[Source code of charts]

┄┄┄┄┄┄┄┄┄┄┄┄┄┄┄┄┄┄┄┄

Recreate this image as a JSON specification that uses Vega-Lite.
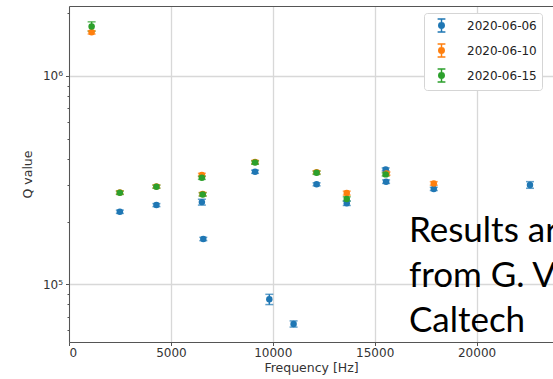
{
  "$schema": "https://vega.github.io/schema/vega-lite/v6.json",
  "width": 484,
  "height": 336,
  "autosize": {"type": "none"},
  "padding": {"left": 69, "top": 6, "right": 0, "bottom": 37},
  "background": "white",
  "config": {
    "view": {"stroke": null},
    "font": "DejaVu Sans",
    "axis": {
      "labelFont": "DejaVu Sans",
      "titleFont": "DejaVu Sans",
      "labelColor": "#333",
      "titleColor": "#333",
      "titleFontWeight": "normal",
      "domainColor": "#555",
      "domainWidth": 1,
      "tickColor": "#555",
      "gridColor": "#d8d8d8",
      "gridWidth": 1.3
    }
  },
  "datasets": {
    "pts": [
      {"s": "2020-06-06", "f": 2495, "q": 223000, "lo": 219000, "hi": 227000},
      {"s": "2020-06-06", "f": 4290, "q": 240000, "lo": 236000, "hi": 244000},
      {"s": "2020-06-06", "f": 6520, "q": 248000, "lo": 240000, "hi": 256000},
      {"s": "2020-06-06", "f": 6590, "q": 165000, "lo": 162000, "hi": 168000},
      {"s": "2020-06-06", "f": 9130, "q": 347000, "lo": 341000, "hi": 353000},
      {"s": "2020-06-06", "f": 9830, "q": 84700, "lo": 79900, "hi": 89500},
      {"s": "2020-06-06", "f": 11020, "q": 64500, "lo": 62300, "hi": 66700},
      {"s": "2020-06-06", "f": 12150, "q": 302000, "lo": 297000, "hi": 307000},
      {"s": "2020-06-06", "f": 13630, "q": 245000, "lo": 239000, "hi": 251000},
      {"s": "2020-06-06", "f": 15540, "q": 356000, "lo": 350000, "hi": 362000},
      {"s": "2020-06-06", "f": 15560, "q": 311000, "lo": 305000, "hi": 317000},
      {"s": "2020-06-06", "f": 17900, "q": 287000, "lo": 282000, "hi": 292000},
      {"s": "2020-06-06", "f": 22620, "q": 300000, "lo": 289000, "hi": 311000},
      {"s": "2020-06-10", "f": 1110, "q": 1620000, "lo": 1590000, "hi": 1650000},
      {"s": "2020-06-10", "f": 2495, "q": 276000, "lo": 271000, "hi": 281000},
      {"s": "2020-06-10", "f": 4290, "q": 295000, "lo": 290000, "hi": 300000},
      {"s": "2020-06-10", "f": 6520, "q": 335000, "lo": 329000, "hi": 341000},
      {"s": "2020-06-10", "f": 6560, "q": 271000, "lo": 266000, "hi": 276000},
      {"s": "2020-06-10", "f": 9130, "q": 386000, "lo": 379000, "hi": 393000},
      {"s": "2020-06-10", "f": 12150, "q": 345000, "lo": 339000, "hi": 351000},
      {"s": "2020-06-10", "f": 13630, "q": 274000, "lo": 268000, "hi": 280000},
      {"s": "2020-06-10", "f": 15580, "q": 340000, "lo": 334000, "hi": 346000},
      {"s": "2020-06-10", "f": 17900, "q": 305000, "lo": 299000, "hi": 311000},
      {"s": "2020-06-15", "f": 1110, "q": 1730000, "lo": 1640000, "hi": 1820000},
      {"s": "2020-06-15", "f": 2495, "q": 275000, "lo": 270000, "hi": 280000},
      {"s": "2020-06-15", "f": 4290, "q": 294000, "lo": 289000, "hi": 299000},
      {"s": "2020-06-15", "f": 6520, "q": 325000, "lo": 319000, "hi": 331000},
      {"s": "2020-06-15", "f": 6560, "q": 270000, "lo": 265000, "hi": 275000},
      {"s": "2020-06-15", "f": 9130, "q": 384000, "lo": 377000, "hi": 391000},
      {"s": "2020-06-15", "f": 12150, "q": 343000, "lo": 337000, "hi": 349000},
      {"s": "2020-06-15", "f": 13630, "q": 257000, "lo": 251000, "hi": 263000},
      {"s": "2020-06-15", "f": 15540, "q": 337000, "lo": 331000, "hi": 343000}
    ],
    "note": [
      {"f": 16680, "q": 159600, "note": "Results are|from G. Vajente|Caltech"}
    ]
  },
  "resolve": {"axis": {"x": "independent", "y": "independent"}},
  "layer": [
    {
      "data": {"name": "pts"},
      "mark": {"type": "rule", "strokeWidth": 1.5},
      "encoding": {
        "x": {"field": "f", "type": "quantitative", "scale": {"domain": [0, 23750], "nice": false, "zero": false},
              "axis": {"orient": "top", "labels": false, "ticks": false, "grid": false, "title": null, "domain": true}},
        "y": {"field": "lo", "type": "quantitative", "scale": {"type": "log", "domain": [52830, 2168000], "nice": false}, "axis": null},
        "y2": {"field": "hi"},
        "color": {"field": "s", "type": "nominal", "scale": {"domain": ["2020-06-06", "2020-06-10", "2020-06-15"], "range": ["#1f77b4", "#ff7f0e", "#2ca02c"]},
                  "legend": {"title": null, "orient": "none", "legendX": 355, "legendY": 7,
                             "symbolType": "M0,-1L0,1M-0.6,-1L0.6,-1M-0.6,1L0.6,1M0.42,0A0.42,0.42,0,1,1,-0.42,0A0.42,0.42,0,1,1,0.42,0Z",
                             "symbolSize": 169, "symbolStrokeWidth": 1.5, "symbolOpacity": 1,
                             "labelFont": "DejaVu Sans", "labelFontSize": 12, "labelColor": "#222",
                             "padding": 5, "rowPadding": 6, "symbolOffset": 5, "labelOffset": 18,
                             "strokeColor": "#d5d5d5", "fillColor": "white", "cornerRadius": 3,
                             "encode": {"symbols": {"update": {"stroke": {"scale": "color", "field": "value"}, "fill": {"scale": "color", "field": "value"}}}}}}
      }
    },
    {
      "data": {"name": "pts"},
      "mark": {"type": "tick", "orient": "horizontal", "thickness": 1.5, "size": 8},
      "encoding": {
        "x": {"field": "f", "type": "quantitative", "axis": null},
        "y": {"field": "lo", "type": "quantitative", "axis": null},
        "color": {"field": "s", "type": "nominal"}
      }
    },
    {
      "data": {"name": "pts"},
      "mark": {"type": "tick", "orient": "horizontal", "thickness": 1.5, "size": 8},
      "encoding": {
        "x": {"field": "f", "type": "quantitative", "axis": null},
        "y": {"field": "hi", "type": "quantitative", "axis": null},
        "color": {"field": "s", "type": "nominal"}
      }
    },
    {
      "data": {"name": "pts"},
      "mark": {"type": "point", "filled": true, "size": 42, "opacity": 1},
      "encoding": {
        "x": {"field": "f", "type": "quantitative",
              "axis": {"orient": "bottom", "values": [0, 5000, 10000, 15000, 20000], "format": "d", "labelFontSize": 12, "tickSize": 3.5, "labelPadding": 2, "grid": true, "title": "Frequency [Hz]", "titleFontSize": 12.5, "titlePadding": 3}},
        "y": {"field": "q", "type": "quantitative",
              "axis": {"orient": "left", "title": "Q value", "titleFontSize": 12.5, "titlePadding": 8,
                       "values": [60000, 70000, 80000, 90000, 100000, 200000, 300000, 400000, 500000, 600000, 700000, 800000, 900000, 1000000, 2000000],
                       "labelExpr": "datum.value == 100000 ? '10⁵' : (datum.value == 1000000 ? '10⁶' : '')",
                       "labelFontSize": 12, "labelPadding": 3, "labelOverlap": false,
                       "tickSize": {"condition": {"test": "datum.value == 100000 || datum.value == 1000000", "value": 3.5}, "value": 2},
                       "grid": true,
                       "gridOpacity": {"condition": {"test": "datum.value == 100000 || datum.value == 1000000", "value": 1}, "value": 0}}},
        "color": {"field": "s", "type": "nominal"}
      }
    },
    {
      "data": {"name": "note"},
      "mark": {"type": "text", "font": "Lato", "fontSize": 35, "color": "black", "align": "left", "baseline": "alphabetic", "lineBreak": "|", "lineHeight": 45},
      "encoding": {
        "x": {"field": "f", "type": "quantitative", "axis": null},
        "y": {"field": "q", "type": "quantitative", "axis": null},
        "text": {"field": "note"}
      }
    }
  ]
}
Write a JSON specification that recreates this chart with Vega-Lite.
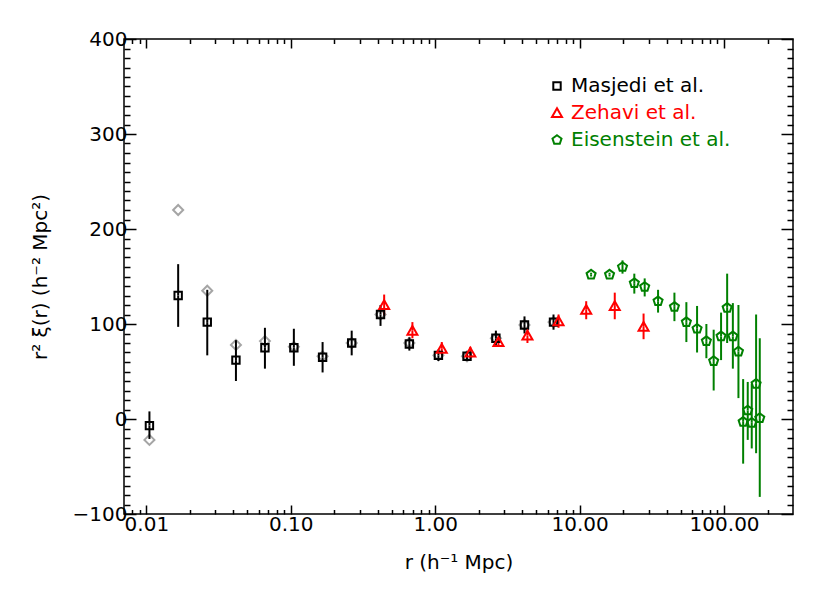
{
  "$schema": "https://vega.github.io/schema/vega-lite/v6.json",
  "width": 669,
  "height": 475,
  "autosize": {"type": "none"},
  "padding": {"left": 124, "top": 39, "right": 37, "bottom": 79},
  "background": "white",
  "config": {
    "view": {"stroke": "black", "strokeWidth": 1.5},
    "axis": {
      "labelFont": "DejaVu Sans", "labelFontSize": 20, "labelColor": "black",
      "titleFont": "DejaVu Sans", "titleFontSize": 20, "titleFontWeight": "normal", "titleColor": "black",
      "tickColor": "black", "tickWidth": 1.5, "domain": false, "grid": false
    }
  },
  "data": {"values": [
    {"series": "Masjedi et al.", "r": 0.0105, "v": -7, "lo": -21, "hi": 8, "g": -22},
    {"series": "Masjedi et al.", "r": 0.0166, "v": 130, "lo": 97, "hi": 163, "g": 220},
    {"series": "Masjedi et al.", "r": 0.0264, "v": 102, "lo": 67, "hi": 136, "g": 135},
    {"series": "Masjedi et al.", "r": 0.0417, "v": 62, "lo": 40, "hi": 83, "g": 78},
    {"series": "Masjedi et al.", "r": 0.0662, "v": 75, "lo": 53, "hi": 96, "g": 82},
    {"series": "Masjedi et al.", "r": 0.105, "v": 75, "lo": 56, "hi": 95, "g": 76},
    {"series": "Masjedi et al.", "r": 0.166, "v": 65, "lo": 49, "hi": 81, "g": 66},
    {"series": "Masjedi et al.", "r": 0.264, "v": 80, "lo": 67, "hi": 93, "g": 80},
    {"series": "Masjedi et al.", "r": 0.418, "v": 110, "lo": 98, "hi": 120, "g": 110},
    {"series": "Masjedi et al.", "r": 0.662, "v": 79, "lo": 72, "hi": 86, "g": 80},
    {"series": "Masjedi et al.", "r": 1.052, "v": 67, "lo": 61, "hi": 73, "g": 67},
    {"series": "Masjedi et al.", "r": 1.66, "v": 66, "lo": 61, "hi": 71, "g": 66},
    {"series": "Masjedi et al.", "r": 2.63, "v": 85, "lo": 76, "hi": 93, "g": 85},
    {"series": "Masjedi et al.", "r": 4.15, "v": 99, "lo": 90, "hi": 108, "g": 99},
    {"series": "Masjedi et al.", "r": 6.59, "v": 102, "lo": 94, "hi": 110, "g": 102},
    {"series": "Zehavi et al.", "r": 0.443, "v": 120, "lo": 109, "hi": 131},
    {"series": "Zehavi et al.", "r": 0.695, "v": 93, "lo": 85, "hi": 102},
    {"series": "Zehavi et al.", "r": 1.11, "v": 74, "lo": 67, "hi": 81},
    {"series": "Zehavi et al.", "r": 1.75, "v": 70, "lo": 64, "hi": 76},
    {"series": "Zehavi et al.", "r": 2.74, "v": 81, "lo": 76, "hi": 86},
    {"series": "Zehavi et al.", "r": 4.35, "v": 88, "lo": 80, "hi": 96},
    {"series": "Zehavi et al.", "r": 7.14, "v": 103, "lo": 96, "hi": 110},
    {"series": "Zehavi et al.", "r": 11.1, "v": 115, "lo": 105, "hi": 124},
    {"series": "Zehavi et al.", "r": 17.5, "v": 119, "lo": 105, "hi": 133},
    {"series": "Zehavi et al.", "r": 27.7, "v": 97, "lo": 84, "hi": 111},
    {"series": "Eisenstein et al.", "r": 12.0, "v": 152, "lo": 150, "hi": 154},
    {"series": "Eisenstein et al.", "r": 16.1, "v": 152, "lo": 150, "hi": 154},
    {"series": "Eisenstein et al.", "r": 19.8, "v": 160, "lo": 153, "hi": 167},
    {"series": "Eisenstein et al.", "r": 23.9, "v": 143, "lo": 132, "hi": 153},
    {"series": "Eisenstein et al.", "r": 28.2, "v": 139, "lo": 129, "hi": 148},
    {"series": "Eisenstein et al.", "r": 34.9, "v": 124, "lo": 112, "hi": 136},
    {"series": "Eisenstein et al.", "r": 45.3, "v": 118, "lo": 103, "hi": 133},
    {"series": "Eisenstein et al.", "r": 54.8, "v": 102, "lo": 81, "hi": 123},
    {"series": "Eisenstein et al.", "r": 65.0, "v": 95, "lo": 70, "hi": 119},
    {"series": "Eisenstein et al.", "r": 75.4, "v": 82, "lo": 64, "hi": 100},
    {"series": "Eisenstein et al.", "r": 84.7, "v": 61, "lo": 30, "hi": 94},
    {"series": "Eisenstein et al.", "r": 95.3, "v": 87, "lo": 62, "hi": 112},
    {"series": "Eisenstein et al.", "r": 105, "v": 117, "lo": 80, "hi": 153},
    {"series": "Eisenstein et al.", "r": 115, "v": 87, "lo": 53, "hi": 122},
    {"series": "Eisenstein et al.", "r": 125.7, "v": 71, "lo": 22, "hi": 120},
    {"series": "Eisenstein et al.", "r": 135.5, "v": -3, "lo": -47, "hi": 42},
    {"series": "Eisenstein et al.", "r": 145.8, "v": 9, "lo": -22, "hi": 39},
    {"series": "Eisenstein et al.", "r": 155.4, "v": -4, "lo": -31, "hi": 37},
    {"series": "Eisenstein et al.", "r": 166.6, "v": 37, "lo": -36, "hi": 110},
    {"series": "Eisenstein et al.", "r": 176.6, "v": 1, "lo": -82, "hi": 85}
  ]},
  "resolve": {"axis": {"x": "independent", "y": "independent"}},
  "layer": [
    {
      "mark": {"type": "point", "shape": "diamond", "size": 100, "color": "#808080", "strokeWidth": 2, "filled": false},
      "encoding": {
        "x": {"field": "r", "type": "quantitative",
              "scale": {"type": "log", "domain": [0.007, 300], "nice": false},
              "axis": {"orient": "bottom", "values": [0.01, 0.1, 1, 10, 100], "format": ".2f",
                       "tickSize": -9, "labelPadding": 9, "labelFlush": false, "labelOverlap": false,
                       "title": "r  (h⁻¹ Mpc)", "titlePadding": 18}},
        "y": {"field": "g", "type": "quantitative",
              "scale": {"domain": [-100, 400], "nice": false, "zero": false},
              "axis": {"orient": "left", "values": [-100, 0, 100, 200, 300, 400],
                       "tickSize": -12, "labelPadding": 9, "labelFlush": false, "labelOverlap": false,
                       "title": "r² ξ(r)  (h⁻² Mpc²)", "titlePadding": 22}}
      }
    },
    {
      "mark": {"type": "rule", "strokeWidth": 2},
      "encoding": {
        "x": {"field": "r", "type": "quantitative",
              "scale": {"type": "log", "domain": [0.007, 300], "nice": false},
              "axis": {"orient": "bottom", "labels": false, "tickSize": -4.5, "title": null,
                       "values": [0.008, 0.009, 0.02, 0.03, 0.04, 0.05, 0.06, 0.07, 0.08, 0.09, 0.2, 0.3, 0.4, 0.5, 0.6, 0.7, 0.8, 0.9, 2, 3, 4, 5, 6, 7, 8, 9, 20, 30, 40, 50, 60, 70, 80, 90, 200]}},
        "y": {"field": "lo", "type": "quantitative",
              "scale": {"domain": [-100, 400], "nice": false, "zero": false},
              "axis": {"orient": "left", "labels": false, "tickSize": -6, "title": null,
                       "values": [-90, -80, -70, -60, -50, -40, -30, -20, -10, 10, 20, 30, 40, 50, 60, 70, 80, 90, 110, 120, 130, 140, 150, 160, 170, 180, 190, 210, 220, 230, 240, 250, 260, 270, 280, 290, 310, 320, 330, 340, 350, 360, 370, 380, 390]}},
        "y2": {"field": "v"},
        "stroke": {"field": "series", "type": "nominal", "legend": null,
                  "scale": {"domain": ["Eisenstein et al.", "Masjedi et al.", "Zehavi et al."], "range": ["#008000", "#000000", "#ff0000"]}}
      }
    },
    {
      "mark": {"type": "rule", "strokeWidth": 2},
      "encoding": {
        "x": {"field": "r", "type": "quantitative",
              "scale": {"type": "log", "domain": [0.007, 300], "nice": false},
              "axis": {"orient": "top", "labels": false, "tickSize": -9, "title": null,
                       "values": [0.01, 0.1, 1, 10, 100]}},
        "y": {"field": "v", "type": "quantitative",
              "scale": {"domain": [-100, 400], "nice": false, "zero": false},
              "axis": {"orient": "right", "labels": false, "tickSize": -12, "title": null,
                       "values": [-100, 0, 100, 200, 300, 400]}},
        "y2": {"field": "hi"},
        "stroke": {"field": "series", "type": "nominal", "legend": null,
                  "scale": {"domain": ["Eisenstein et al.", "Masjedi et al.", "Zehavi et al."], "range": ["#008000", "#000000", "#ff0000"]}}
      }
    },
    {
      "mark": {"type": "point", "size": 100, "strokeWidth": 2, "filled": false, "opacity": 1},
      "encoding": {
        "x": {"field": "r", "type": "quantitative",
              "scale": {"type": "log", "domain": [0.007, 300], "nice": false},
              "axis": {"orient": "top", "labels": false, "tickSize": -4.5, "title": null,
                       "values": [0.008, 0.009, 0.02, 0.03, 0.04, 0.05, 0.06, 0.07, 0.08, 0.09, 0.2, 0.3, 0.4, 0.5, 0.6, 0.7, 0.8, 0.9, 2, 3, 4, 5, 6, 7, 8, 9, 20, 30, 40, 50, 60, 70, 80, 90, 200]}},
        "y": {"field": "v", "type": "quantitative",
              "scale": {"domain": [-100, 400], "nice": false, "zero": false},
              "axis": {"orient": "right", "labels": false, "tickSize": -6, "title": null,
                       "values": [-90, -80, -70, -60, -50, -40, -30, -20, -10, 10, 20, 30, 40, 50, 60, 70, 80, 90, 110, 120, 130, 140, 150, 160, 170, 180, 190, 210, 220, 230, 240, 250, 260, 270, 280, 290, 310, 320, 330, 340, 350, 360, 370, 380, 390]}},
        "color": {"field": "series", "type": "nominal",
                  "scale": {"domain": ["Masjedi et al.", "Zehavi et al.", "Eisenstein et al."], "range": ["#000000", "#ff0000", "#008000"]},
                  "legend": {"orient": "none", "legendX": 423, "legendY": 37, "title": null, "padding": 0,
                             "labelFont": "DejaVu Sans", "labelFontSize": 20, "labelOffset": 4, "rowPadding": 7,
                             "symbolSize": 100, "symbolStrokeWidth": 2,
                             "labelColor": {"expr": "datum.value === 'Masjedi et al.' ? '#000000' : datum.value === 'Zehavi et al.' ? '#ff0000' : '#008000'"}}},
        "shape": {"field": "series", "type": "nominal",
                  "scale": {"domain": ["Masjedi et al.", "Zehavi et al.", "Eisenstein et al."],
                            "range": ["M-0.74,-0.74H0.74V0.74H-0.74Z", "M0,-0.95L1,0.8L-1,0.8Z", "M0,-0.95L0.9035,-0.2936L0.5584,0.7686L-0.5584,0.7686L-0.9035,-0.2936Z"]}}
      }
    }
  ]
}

┄┄┄┄┄┄┄┄┄┄┄┄┄┄┄┄┄┄┄┄

> **WORK INSTRUCTIONS**
Pull every line containing "that" from the material above.

> **FULL RESPONSE**
Recreate this image as a JSON specification that uses Vega-Lite.
Write a JSON specification that recreates this chart with Vega-Lite.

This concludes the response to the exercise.